IMO, you get what you pay for.

They should be among the highest paid, IMO. Their job is one of the most important jobs in any country.

G.

cushioncrawler
11-01-2012, 05:38 PM
THEZE BITS ARE KRAPP.

I believe Mitt Romney is a good KRAPP and decent KRAPP man, and he would bring valuable KRAPP business experience to the Oval Office.

He understands that America was built on the promise of equal opportunity, not equal results. IT WOZ BUILT ON SLAVERY AND CARTELS AND BRIBERY AND THEFT FROM INJUNS.

In 2008, Obama ran as a pragmatic problem-solver and consensus-builder. But as president, he devoted little time and effort to developing and sustaining a coalition of centrists, which doomed hope for any real progress on illegal guns, immigration, tax reform, job creation and deficit reduction. And rather than uniting the country around a message of shared sacrifice, he engaged in partisan attacks and has embraced a divisive populist agenda focused more on redistributing income than creating it. ALL KRAPP.

His Race to the Top education program -- much of which was opposed by the teachers’ unions, a traditional Democratic Party constituency -- has helped drive badly needed reform across the country, giving local districts leverage to strengthen accountability in the classroom and expand charter schools. KRAPP. ACCOUNTABILITY IZ KRAPP. KIDS NEED TO BE TAUGHT GOOD STUFF, NOT SHIT. WHATS THE USE OF TEACHING SHIT AND THEN TESTING FOR KNOWLEDGE OF SHIT. I SAY THE MAIN THING IZ TO TEACH GOOD STUFF NOT SHIT.

WHATS THE USE OF TESTING INDIVIDUAL TEACHERS AND INDIVIDUAL CLASSES. OR PUTTING IT ANOTHER WAY ITS OK TO TEST, BUT WHAT THEN.
IF A TEACHER DONT TEACH PROPER THEN ONE SHOOD TEACH THE TEACHER TO TEACH PROPER. IF A KID AINT BEEN TAUGHT PROPER U DONT SACK THE KID DO U.

OK CHILLUN LISTEN. PREZ LINCOLN WOZ THE GREATEST PREZ OF THE GREATEST KUNTRY ON OIGHT AND STOPPED SLAVERY. ANY QUESTIONS.

His health-care law -- for all its flaws -- will provide insurance coverage to people who need it most and save lives. KRAPP. THE ONLY FLAWS ARE THE HOLES FORCED BY THE GOP.

Of course, neither candidate has specified what hard decisions he will make to get our economy back on track while also balancing the budget. KRAPP. OBAMA HAZ. IN ANY CASE THE BIG LIE HERE IZ THE NEED TO PACIFY THE DEBT-GOD, A LIE.

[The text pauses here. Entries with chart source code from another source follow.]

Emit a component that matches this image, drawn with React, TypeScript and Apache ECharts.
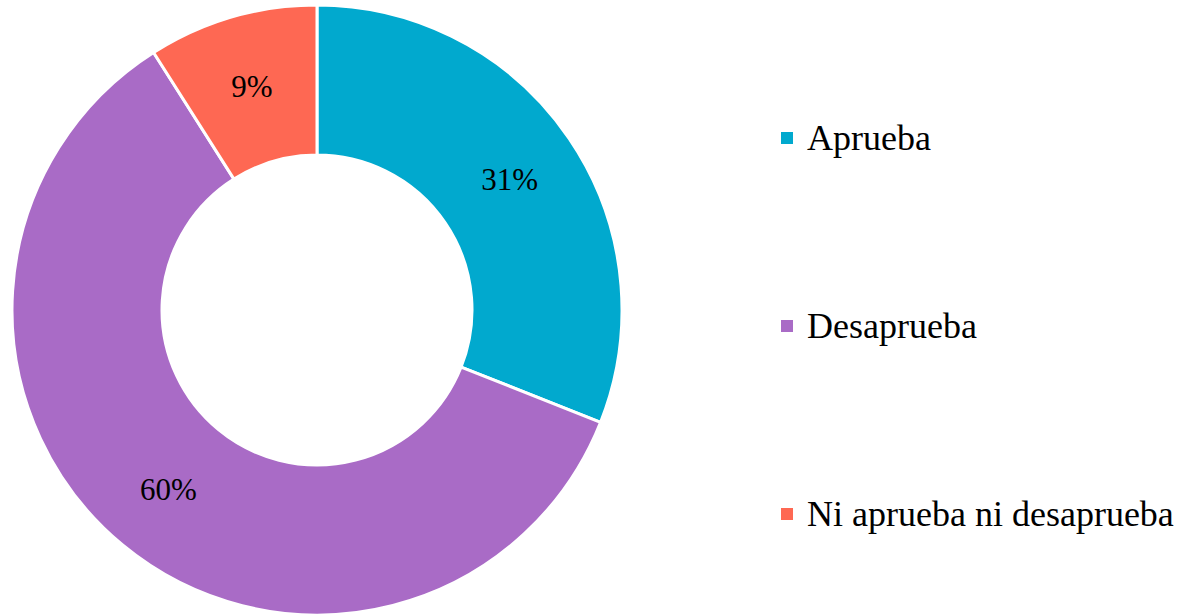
import React, { useEffect, useRef } from "react";
import * as echarts from "echarts";

const categories = ["Aprueba", "Desaprueba", "Ni aprueba ni desaprueba"];
const values = [31, 60, 9];
const colors = ["#01A9CE", "#A96BC6", "#FE6853"];

export default function App() {
  const ref = useRef<HTMLDivElement>(null);
  useEffect(() => {
    if (!ref.current) return;
    const chart = echarts.init(ref.current, null, { renderer: "svg" });
    const font = "Liberation Serif";
    chart.setOption({
      animation: false,
      backgroundColor: "#ffffff",
      color: colors,
      legend: {
        orient: "vertical",
        left: 774,
        top: 115,
        icon: "rect",
        itemWidth: 14,
        itemHeight: 14,
        itemGap: 152,
        selectedMode: false,
        textStyle: {
          fontFamily: font,
          fontSize: 36,
          color: "#000000",
          lineHeight: 36,
          padding: [0, 0, 0, 8],
        },
        data: categories,
      },
      series: [
        {
          type: "pie",
          center: [317, 310],
          radius: [155, 305],
          startAngle: 90,
          clockwise: true,
          itemStyle: { borderColor: "#ffffff", borderWidth: 3 },
          label: {
            show: true,
            position: "inside",
            formatter: "{c}%",
            fontFamily: font,
            fontSize: 31,
            color: "#000000",
          },
          labelLine: { show: false },
          data: categories.map((name, i) => ({
            name,
            value: values[i],
          })),
        },
      ],
    });
    return () => chart.dispose();
  }, []);
  return (
    <div
      ref={ref}
      style={{ position: "fixed", left: 0, top: 0, width: 1178, height: 615 }}
    />
  );
}
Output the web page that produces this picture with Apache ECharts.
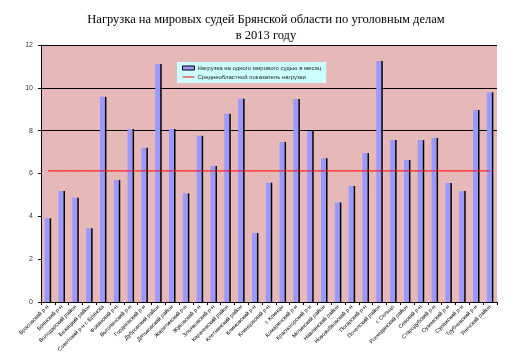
<!DOCTYPE html>
<html>
<head>
<meta charset="utf-8">
<script src="https://cdn.jsdelivr.net/npm/echarts@6/dist/echarts.min.js"></script>
<style>html,body{margin:0;padding:0;background:#fff}#c{width:532px;height:362px}</style>
</head>
<body>
<div id="c"></div>
<script>
var categories = [
  'Брасовский р-н', 'Брянский р-н', 'Володарский район', 'Бежицкий район', 'Советский р-н г. Брянска',
  'Фокинский р-н', 'Выгоничский р-н', 'Гордеевский р-н', 'Дубровский район', 'Дятьковский район',
  'Жирятинский р-н', 'Жуковский р-н', 'Злынковский р-н', 'Карачевский район', 'Клетнянский район',
  'Климовский р-н', 'Клинцовский р-н', 'г. Клинцы', 'Комаричский р-н', 'Красногорский р-н',
  'Мглинский район', 'Навлинский район', 'Новозыбковский р-н', 'Погарский р-н', 'Почепский район',
  'г. Сельцо', 'Рогнединский район', 'Севский р-н', 'Стародубский р-н', 'Суземский р-н',
  'Суражский р-н', 'Трубчевский р-н', 'Унечский район'
];
var loadPerJudge = [
  3.91, 5.18, 4.87, 3.44, 9.58, 5.70, 8.08, 7.20, 11.11, 8.08,
  5.07, 7.76, 6.35, 8.79, 9.49, 3.22, 5.57, 7.47, 9.48, 7.98,
  6.71, 4.65, 5.42, 6.96, 11.25, 7.56, 6.63, 7.56, 7.66, 5.56,
  5.18, 8.96, 9.79
];
var regionalAverage = [
  6.12, 6.12, 6.12, 6.12, 6.12, 6.12, 6.12, 6.12, 6.12, 6.12,
  6.12, 6.12, 6.12, 6.12, 6.12, 6.12, 6.12, 6.12, 6.12, 6.12,
  6.12, 6.12, 6.12, 6.12, 6.12, 6.12, 6.12, 6.12, 6.12, 6.12,
  6.12, 6.12, 6.12
];
var yTicks = [0, 2, 4, 6, 8, 10, 12];
var titleText = 'Нагрузка на мировых судей Брянской области по уголовным делам\nв 2013 году';
var seriesNames = ['Нагрузка на одного мирового судью в месяц', 'Среднеобластной показатель нагрузки'];

var chart = echarts.init(document.getElementById('c'), null, {renderer: 'canvas'});
chart.setOption({
  animation: false,
  backgroundColor: '#ffffff',
  title: {
    text: titleText,
    left: 'center',
    top: 7,
    textStyle: {fontFamily: 'Liberation Serif', fontSize: 12.5, fontWeight: 'normal', color: '#000', lineHeight: 16}
  },
  legend: {
    data: [
      {name: seriesNames[0], icon: 'rect', itemStyle: {borderColor: '#000', borderWidth: 1}},
      {name: seriesNames[1], lineStyle: {width: 1}, itemStyle: {opacity: 0}}
    ],
    orient: 'vertical',
    left: 177,
    top: 62,
    width: 169,
    padding: [3, 5, 3, 5],
    itemGap: 3,
    itemWidth: 12,
    itemHeight: 4,
    backgroundColor: '#CCFFFF',
    textStyle: {fontFamily: 'Liberation Sans', fontSize: 6, color: '#222', padding: [0, 0, 0, -2]}
  },
  grid: {left: 41, right: 35, top: 45, bottom: 60, show: true, backgroundColor: '#E6B9B8', borderWidth: 0},
  xAxis: {
    type: 'category',
    data: categories,
    axisLine: {lineStyle: {color: '#000', width: 1}},
    axisTick: {show: true, length: 3, lineStyle: {color: '#000'}},
    axisLabel: {interval: 0, rotate: 45, fontSize: 5.5, fontFamily: 'Liberation Sans', color: '#000', margin: 4}
  },
  yAxis: {
    type: 'value',
    min: yTicks[0],
    max: yTicks[yTicks.length - 1],
    interval: 2,
    axisLine: {show: true, lineStyle: {color: '#000', width: 1}},
    axisTick: {show: true, length: 3, lineStyle: {color: '#000'}},
    axisLabel: {fontSize: 7, fontFamily: 'Liberation Sans', color: '#333', margin: 8},
    splitLine: {show: true, lineStyle: {color: ['rgba(0,0,0,0)', 'rgba(0,0,0,0)', 'rgba(0,0,0,0)', 'rgba(0,0,0,0)', '#000', '#000', '#000'], width: 1}}
  },
  series: [
    {
      name: seriesNames[0],
      type: 'bar',
      data: loadPerJudge,
      barWidth: 5,
      barGap: '0%',
      itemStyle: {color: '#9999FF'}
    },
    {
      name: 'edge',
      type: 'bar',
      data: loadPerJudge,
      barWidth: 1.5,
      barGap: '0%',
      itemStyle: {color: '#000'},
      silent: true
    },
    {
      name: seriesNames[1],
      type: 'line',
      data: regionalAverage,
      symbol: 'none',
      lineStyle: {color: '#FF0000', width: 1},
      itemStyle: {color: '#FF0000'}
    }
  ]
});
</script>
</body>
</html>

But in the end, what matters most isn’t the shape of any particular proposal; it’s the work that must be done to bring members of Congress together to achieve bipartisan solutions.
KRAPP. THE SHAPE IZ VITAL.
AND KRAPP, NO WORK WILL EVER BRING THE MEMBERS OF CONGRESS TOGETHER.

Presidents Bill Clinton and Ronald Reagan both found success while their parties were out of power in Congress -- and President Obama can, too. If he listens to people on both sides of the aisle, and builds the trust of moderates, he can fulfill the hope he inspired four years ago and lead our country toward a better future for my children and yours. And that’s why I will be voting for him. KRAPP, HE KARNT AND HE WONT. GOODBYE USOFA, GOODBYE.

Gayle in MD
11-02-2012, 07:38 AM
LOL, you have written loads of things there that I agree with, Mac, all except for the last one, I agree with just about all of them.

Repiglicans are going to have to compromise this time.

And if they don't, they can kiss their chances in 2016 goodbye, and when they lose this election, it is gong to make that very clear to them, and they WILL lose, both the presidency, and many seats!

Whoopie!

Can't wait!

I keep wondering what Queen Ann is going to say about "you people" when her little ballerina Mitsey floats out to give his concession speech!